**Data to use**
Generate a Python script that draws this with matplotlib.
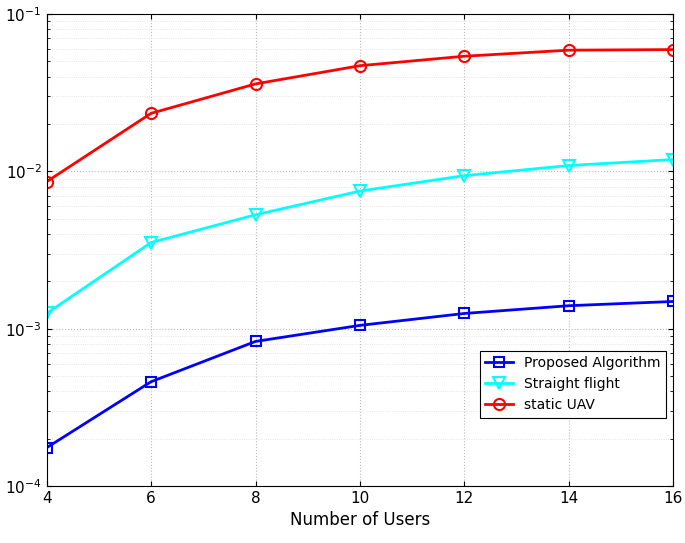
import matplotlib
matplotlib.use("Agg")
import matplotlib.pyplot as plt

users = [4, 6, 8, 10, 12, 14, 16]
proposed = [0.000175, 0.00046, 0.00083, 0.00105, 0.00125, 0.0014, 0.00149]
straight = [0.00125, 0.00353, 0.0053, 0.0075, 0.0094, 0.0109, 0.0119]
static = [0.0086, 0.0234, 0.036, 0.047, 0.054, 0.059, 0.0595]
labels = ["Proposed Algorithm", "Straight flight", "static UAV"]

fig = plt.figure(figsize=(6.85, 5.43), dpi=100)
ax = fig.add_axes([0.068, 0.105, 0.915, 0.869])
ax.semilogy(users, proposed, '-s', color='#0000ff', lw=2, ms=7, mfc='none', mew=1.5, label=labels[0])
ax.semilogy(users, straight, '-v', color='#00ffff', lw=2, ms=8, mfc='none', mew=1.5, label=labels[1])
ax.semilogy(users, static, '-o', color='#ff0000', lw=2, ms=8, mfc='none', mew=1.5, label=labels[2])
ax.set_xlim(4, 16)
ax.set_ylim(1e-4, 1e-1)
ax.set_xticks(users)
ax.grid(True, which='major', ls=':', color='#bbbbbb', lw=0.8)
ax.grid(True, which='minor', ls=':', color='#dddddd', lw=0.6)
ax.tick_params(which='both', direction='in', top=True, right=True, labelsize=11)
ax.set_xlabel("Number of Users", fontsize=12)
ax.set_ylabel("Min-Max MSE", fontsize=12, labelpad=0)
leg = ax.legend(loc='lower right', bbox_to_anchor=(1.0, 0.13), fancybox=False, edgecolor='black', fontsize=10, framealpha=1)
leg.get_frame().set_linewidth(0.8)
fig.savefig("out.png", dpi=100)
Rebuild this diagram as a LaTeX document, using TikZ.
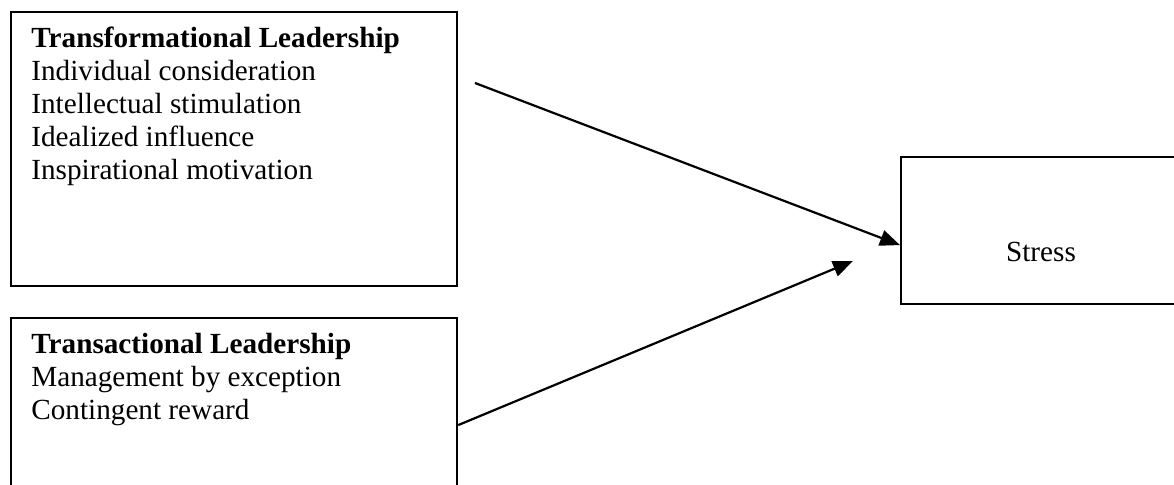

**Instructions for the task**
In the entries above, find each line with the word "matplotlib" and copy it.

**Answer below**
Generate a Python script that draws this with matplotlib.
import matplotlib
matplotlib.use("Agg")
import matplotlib.pyplot as plt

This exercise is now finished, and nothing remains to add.